Sounds good, but a 2014 audit on DCED’s job creation programs and its penalty efforts casts a shadow on how likely taxpayer dollars will be recovered when bankruptcy is involved. In December 2014 the Auditor General’s office produced a performance audit which included a finding on penalties imposed by DCED on companies that fell short of their job creation promises (finding two). The penalties included increases in interest rates on loans and recouping some or all of a grant, which the audit referred to as a "clawback". In the time period covered in the audit (July 1, 2010 through June 30, 2013) DCED had imposed interest rate increases on 46 companies that received a loan and penalties of $10.9 million against 72 businesses receiving grants. At the time of publication $4.5 million of the $10.9 million had been collected; $1.6 million in payments were outstanding; $0.5 million had been written off; and $4.2 million was with DCED legal staff.

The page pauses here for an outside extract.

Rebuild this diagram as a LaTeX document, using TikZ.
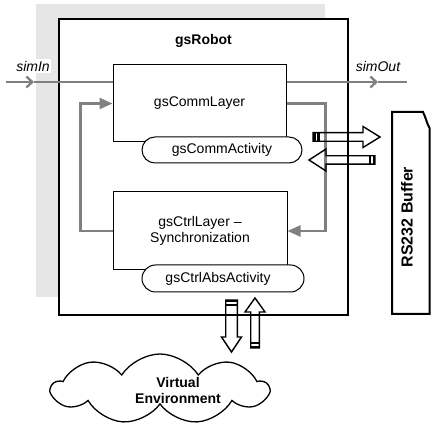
\documentclass[tikz,border=0pt]{standalone}
\usepackage{fontspec}
\setmainfont{Liberation Sans}
\usetikzlibrary{arrows.meta,shapes.misc,shapes.symbols}
\definecolor{bggray}{HTML}{E6E6E6}
\definecolor{wiregray}{HTML}{808080}

% Hollow interface arrow with a striped tail.
% #1 tail point, #2 direction angle, #3 length, #4 half shaft width,
% #5 half head width, #6 head length
\newcommand\ifacearrow[6]{%
  \begin{scope}[shift={#1},rotate=#2]
    \draw[ifline] (0,-#4) -- ({#3-#6},-#4) -- ({#3-#6},-#5) -- (#3,0)
      -- ({#3-#6},#5) -- ({#3-#6},#4) -- (0,#4) -- cycle;
    \fill (0,-#4) rectangle (2.5,#4);
    \fill (4,-#4) rectangle (6.5,#4);
  \end{scope}}

\begin{document}
\begin{tikzpicture}[x=1pt,y=-1pt,
  font=\fontsize{14}{16}\selectfont,
  layerbox/.style={draw, line width=1pt, fill=white, inner sep=0pt},
  pill/.style={draw, line width=1pt, fill=white, rounded rectangle, inner sep=0pt},
  wire/.style={wiregray, line width=2.5pt},
  thinwire/.style={wiregray, line width=1.1pt},
  feedback/.style={wiregray, line width=2.3pt, -{Triangle[length=13pt,width=11pt]}},
  chevron/.style={wiregray, line width=2.3pt, -{Straight Barb[length=6pt,width=11pt]}},
  ifline/.style={draw=black, line width=1.4pt, line join=miter},
  sigtext/.style={font=\fontsize{14}{16}\selectfont\itshape},
  boldtext/.style={font=\fontsize{14}{16}\selectfont\bfseries}]

\useasboundingbox (0,0) rectangle (431,430);

% backdrop and the robot component
\fill[bggray] (36,4) rectangle (325,297);
\node[draw, line width=2pt, fill=white, minimum width=289pt, minimum height=296pt,
      inner sep=0pt] (robot) at (203.5,167) {};
\node[boldtext] (robotname) at (203.5,41) {gsRobot};

% layers and their activities
\node[layerbox, minimum width=173pt, minimum height=77pt] (comm) at (199.5,103.5) {gsCommLayer};
\node[pill, minimum width=160pt, minimum height=26pt] (commact) at (222,150) {gsCommActivity};
\node[layerbox, minimum width=174pt, minimum height=78pt, align=center] (ctrl) at (200,231)
  {gsCtrlLayer –\\Synchronization};
\node[pill, minimum width=162pt, minimum height=27pt] (ctrlact) at (223,278.5) {};
\node (ctrlacttext) at (218,278.5) {gsCtrlAbsActivity};

% simulation signals
\coordinate (simin) at (6,82);
\coordinate (inbarb) at (34,82);
\coordinate (simout) at (407,82);
\coordinate (outbarb) at (378,82);
\draw[chevron] (simin) -- (inbarb);
\draw[wire] (inbarb) -- (simin -| robot.west);
\draw[thinwire] (simin -| robot.west) -- (simin -| comm.west);
\draw[thinwire] (simout -| comm.east) -- (simout -| robot.east);
\draw[chevron] (simout -| robot.east) -- (outbarb);
\draw[wire] (outbarb) -- (simout);
\node[sigtext, fill=white, inner sep=1.5pt] (simintext) at (33,66) {simIn};
\node[sigtext] (simouttext) at (378,66) {simOut};

% feedback between the layers
\draw[feedback] (ctrl.west) -- ++(-32,0) |- (comm.west);
\draw[feedback] (comm.east) -- ++(39,0) |- (ctrl.east);

% interface arrows
\ifacearrow{(313,137)}{0}{67}{4.3}{10.5}{17}
\ifacearrow{(375,160)}{180}{66}{4.2}{11}{17}
\ifacearrow{(231.5,300)}{-90}{52}{5.8}{10}{15}
\ifacearrow{(255,348)}{90}{50}{4.3}{10}{14}

% serial buffer
\draw[line width=2pt, line join=miter] (392,112) -- (423,112)
  .. controls (426,118) and (427,124) .. (429.5,128) -- (429.5,314) -- (392,314) -- cycle;
\node[rotate=90, font=\fontsize{16}{18}\selectfont\bfseries] (buffertext) at (407,217) {RS232 Buffer};

% virtual environment
\node[cloud, draw, line width=1.3pt, cloud puffs=9, cloud puff arc=115, aspect=3.1,
      minimum width=216pt, minimum height=70pt, inner sep=0pt] (env) at (160,389) {};
\node[boldtext, align=center] (envtext) at (178,390) {Virtual\\Environment};
\end{tikzpicture}
\end{document}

The audit finding spoke to efforts to get money back from bankrupt recipients, noting "…the probability of DCED collecting the penalty from these bankrupt businesses is low because DCED is an unsecured creditor and by its own admission, it is unlikely that they will be able to recover a significant portion of their claim".
In the Department’s response to the audit finding, the DCED director at the time wrote "it is true that, as an unsecured creditor, if a grantee files bankruptcy it is very unlikely the Department would be able to recover grant funds".
Still, this current bankruptcy could develop differently from the experience covered in the 2014 performance audit (according to the Auditor General’s office, this was the most recent examination of DCED and according to DCED they agree with the sentiments expressed on bankruptcy in the audit, although according to DCED they are a secured creditor for the loans). If DCED does recover some or all of the secured credit, it will no doubt go back into the pool of dollars for other companies to compete for in the future, not to the taxpayers.
But this latest episode raises two important questions. Would having to return funds to DCED not make it tougher for struggling companies to stay afloat and make it even harder to fulfill their promises? This is a real dilemma created by having the taxpayers underwrite businesses in the first place. Should DCED be giving grants or loans to companies with untested technology in terms of reliability or marketability? If a lot of research and development is still required, the projects should be funded by angel investors or venture capital. The state can provide assistance in the form of loss carry forward and greater deductibility of R and D spending in the company’s taxes. However, there is little merit in having a state agency borrow money to be put at risk as the Commonwealth Financing Authority does in funding untried technology, (see Policy Brief Volume 14, Number 8).